>> Begin Available records
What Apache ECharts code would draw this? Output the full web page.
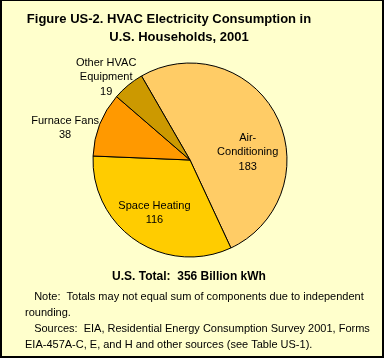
>> End Available records
>> Begin Available records
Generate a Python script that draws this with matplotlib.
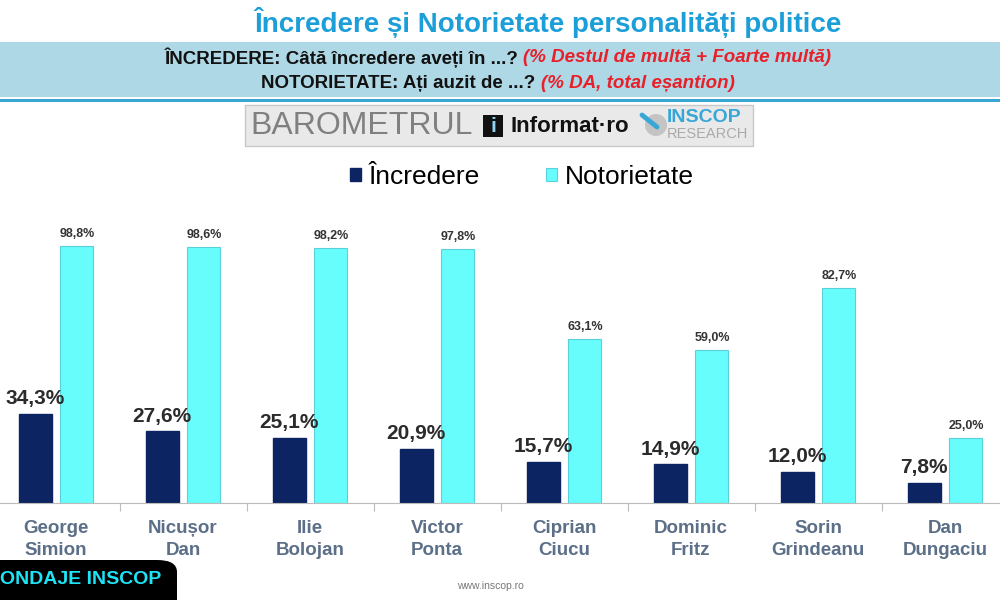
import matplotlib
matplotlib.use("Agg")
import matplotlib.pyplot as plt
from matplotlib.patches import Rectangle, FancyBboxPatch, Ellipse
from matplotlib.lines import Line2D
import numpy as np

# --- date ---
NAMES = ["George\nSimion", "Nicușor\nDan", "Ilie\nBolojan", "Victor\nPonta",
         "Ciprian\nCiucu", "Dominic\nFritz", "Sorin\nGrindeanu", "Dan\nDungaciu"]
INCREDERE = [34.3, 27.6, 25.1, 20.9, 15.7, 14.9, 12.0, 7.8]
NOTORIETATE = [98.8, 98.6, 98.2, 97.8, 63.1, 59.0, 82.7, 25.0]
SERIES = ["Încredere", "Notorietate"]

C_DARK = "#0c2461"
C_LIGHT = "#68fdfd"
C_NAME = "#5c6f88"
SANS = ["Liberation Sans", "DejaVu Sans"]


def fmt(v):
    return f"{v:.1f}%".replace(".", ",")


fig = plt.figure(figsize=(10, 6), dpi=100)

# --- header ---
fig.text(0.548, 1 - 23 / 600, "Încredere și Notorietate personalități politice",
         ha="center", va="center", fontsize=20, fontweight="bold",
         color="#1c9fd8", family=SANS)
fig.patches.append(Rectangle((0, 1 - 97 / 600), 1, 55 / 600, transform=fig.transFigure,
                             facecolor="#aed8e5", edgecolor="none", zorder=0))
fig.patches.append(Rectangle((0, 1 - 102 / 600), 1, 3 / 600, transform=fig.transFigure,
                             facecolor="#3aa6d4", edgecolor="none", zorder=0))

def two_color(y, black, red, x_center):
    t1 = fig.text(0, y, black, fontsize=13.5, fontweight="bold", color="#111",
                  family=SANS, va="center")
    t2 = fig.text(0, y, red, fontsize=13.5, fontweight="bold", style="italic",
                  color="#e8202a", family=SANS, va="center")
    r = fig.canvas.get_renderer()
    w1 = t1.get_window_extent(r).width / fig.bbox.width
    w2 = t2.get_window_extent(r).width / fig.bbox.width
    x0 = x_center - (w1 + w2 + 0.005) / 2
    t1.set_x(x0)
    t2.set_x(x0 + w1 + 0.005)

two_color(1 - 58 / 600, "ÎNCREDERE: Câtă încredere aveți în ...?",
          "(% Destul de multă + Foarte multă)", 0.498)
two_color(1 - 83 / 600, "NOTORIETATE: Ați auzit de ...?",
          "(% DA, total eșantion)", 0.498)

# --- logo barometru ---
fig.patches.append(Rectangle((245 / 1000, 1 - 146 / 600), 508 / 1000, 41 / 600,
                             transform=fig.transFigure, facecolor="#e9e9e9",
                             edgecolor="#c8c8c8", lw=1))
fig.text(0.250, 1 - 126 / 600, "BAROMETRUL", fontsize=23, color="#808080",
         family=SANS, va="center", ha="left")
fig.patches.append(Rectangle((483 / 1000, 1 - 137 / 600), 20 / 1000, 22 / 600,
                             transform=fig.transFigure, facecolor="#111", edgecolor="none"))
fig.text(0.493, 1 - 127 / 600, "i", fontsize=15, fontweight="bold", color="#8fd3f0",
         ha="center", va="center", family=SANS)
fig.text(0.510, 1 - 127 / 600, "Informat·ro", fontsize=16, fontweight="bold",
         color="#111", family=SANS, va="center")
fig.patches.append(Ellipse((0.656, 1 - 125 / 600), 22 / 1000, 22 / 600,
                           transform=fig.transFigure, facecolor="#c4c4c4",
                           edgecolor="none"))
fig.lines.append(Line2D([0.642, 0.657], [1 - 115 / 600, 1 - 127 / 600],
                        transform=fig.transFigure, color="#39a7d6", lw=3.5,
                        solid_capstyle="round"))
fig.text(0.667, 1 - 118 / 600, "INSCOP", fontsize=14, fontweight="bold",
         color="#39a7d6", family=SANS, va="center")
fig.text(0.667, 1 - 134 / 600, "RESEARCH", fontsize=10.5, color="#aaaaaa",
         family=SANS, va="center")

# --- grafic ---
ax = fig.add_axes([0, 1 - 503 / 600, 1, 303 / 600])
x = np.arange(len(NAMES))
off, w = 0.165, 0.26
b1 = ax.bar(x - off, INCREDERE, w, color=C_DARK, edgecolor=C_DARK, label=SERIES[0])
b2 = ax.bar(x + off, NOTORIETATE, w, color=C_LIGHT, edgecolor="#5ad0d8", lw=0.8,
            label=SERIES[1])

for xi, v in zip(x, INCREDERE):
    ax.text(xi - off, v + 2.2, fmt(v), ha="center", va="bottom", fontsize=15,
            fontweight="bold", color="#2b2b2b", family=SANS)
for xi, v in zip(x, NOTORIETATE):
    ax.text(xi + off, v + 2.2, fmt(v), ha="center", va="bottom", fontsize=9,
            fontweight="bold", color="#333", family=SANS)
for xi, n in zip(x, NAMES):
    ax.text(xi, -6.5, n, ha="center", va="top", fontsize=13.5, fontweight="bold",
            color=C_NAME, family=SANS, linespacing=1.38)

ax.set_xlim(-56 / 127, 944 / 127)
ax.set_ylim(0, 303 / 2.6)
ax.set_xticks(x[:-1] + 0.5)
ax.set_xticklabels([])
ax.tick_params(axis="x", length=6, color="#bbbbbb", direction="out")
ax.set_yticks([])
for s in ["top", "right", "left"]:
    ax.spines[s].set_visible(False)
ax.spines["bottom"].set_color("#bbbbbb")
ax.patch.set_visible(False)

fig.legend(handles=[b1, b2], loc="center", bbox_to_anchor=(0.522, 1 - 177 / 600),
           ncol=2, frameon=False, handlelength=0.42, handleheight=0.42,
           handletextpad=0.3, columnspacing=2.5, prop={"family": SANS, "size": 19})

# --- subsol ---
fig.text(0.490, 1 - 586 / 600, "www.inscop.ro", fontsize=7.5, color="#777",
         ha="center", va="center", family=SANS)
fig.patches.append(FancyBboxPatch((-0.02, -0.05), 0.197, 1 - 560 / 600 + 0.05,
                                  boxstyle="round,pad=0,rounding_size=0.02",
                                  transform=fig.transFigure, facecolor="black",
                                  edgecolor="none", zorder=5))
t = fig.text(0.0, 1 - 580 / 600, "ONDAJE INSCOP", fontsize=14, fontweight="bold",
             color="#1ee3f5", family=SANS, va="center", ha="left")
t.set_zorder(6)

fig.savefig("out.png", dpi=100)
>> End Available records
→ **What the task asks**:
Filter the listing for the word "this" and copy every line that holds it.

→ **Final result**:
What Apache ECharts code would draw this? Output the full web page.
Generate a Python script that draws this with matplotlib.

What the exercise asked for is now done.